→ RECORDED DATA
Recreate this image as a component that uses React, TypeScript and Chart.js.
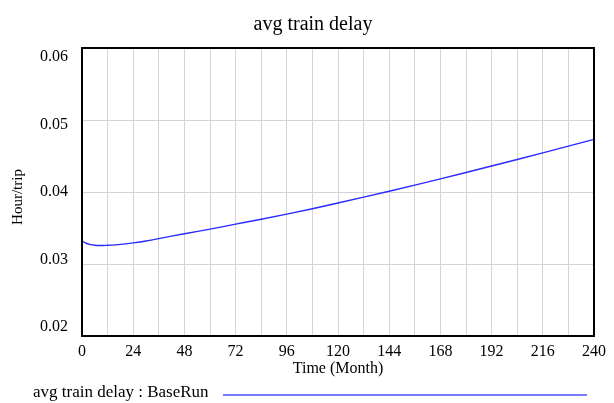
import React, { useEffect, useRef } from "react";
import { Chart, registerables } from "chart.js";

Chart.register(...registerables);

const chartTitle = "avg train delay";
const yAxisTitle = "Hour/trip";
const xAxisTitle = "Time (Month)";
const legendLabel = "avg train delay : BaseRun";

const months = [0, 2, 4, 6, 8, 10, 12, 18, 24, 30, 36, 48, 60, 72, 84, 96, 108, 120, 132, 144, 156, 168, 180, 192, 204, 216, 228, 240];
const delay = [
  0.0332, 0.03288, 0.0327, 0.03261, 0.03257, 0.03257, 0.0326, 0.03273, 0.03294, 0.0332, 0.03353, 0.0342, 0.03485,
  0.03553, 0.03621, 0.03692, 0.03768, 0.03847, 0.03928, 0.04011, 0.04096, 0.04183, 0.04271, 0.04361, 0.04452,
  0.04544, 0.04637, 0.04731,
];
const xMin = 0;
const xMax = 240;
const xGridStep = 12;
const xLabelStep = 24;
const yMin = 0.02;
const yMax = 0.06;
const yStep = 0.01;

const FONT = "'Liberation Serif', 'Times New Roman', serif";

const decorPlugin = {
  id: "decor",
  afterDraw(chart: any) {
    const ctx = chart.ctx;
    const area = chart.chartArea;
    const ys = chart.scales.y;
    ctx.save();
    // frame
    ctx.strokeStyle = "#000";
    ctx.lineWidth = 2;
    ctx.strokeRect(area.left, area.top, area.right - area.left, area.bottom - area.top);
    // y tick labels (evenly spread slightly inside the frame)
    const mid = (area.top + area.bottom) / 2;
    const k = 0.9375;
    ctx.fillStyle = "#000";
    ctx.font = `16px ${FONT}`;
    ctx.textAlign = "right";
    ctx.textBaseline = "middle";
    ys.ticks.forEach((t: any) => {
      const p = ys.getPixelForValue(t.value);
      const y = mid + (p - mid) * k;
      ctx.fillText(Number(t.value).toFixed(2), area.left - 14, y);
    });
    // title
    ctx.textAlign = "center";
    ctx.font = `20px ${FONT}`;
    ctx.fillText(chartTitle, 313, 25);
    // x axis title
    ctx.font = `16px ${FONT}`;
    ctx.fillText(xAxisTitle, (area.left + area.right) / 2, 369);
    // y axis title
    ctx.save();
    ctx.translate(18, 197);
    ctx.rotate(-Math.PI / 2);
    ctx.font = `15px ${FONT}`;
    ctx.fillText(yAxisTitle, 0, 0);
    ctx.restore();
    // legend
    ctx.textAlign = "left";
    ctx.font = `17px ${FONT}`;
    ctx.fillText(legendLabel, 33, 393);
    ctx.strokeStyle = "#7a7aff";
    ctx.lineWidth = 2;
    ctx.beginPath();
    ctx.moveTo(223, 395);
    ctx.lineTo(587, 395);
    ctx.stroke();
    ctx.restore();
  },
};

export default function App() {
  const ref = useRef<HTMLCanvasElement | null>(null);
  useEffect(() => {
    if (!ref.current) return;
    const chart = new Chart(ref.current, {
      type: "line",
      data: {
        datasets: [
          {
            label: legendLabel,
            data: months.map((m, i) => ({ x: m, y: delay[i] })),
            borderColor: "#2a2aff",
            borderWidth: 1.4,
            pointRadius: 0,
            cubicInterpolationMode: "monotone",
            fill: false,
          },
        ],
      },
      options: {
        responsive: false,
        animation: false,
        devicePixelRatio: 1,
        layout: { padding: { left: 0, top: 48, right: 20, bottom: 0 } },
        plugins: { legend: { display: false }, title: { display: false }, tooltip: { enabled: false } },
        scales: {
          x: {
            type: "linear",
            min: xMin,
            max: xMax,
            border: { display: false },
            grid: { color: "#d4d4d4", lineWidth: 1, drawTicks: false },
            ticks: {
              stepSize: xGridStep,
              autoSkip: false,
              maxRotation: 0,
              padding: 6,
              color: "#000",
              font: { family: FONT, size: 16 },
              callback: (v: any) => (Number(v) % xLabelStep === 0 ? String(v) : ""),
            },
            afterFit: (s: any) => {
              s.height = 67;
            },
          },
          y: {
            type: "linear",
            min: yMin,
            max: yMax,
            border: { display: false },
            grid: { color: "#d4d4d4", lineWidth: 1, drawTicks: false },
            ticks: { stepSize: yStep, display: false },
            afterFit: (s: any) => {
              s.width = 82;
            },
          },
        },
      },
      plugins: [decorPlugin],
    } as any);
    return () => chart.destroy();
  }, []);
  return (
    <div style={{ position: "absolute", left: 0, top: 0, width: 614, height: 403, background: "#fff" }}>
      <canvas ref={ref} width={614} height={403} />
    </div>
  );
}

→ GIVEN TASK
Look at the listing and set down only the lines from its start through the line with "Chart.register(...registerables);", word for word and without pictures.

→ SOLUTION
Recreate this image as a component that uses React, TypeScript and Chart.js.
import React, { useEffect, useRef } from "react";
import { Chart, registerables } from "chart.js";

Chart.register(...registerables);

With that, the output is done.